科学

 別れる日が近づいてくるにしたがって僕は逆に寂しさから解放されていった。これが昔の別れだったら、二度と会えないという悲壮感の中だから、恐らく涙涙の別れになるのだろうが、今はいつでもすぐに会えるという環境だから込み上げてくるものも少なかった。おかげで涙を見せることもなかったし、涙を見ることもなかった。出発の直前まで僕の家族と食卓を囲んだが、本人の冗談に大いに食卓は盛り上がった。時折ふとよぎる寂しさを誰もがうまくカモフラージュしていたと思う。  彼女が帰る前にある設定をしてくれた。
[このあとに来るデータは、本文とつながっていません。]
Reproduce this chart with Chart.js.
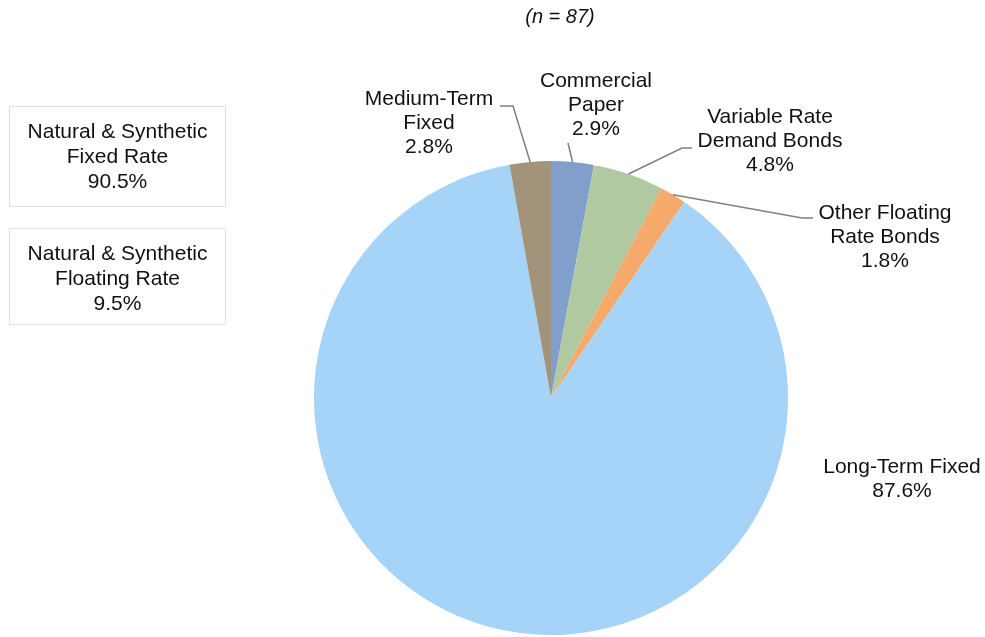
<!DOCTYPE html>
<html>
<head>
<meta charset="utf-8">
<script src="https://cdn.jsdelivr.net/npm/chart.js"></script>
<style>
  html, body { margin: 0; padding: 0; background: #fff; }
  #wrap { width: 985px; height: 637px; position: relative; }
</style>
</head>
<body>
<div id="wrap"><canvas id="chart"></canvas></div>
<script>
// Debt outstanding by type, share of total (n = 87)
const categories = ['Commercial Paper', 'Variable Rate Demand Bonds', 'Other Floating Rate Bonds', 'Long-Term Fixed', 'Medium-Term Fixed'];
const labelLines = [['Commercial', 'Paper'], ['Variable Rate', 'Demand Bonds'], ['Other Floating', 'Rate Bonds'], ['Long-Term Fixed'], ['Medium-Term', 'Fixed']];
const shares = [2.9, 4.8, 1.8, 87.6, 2.8];
const sliceColors = ['#809fcb', '#b0c9a0', '#f5a96b', '#a6d4f8', '#a3937a'];

// summary boxes on the left
const groupLabels = [['Natural & Synthetic', 'Fixed Rate'], ['Natural & Synthetic', 'Floating Rate']];
const groupShares = [90.5, 9.5];

const FONT = '21px "Liberation Sans", Arial, sans-serif';
const TEXT = '#111';
const LINE_H = 24;

// where each label block sits (center x, first line y) and its leader elbow
const labelPlace = [
  { x: 596, y: 81, elbow: [[568, 143]] },
  { x: 770, y: 117, elbow: [[682, 148], [692, 148]] },
  { x: 885, y: 213, elbow: [[802, 218], [813, 218]] },
  { x: 902, y: 467, elbow: null },
  { x: 429, y: 99, elbow: [[513, 106], [500, 106]] }
];
const boxPlace = [
  { x: 9.5, y: 106.5, w: 216, h: 100, ty: 132 },
  { x: 9.5, y: 228.5, w: 216, h: 96, ty: 254 }
];

const annotate = {
  id: 'annotate',
  afterDraw(chart) {
    const ctx = chart.ctx;
    const meta = chart.getDatasetMeta(0);
    ctx.save();

    // title
    ctx.fillStyle = TEXT;
    ctx.font = 'italic 20px "Liberation Sans", Arial, sans-serif';
    ctx.textAlign = 'center';
    ctx.textBaseline = 'middle';
    ctx.fillText('(n = 87)', 560, 17);

    ctx.font = FONT;
    meta.data.forEach((arc, i) => {
      const p = labelPlace[i];
      const mid = (arc.startAngle + arc.endAngle) / 2;
      if (p.elbow) {
        ctx.strokeStyle = '#808080';
        ctx.lineWidth = 1.5;
        ctx.beginPath();
        ctx.moveTo(arc.x + Math.cos(mid) * arc.outerRadius, arc.y + Math.sin(mid) * arc.outerRadius);
        p.elbow.forEach(pt => ctx.lineTo(pt[0], pt[1]));
        ctx.stroke();
      }
      const lines = labelLines[i].concat([shares[i].toFixed(1) + '%']);
      ctx.fillStyle = TEXT;
      lines.forEach((t, k) => ctx.fillText(t, p.x, p.y + k * LINE_H));
    });

    // grouped totals
    boxPlace.forEach((b, i) => {
      ctx.strokeStyle = '#d9e2ee';
      ctx.lineWidth = 1;
      ctx.strokeRect(b.x, b.y, b.w, b.h);
      const lines = groupLabels[i].concat([groupShares[i].toFixed(1) + '%']);
      ctx.fillStyle = TEXT;
      lines.forEach((t, k) => ctx.fillText(t, b.x + b.w / 2, b.ty + k * 25));
    });
    ctx.restore();
  }
};

new Chart(document.getElementById('chart'), {
  type: 'pie',
  data: {
    labels: categories,
    datasets: [{
      data: shares,
      backgroundColor: sliceColors,
      borderWidth: 0
    }]
  },
  options: {
    responsive: true,
    maintainAspectRatio: false,
    animation: false,
    layout: { padding: { left: 314, right: 197, top: 161, bottom: 2 } },
    plugins: {
      legend: { display: false },
      tooltip: { enabled: false }
    }
  },
  plugins: [annotate]
});
</script>
</body>
</html>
スカイパか、スカイピか知らないが、テレビ電話みたいなものだ。何がいいと言って、無料なのがいい。実は彼女が帰ってから連絡は。電話をしてくれれば僕がすぐに折り返し電話をするからと提案していたのだ。かの国の所得レベルを見ると誰もが考えそうなことだ。そうした僕の懸念は後進国の若い女性が簡単に解決してくれた。こんなことも知らなかった僕の頭が実は後進国だ。  別れた翌日にははるか遠くの国の人とテレビ電話で顔を見ながら話している。科学の力が別れを哀しさから解放した。別れから涙を奪った。止まらない涙を懸命に隠そうとする僕を科学は乾いた人間にした。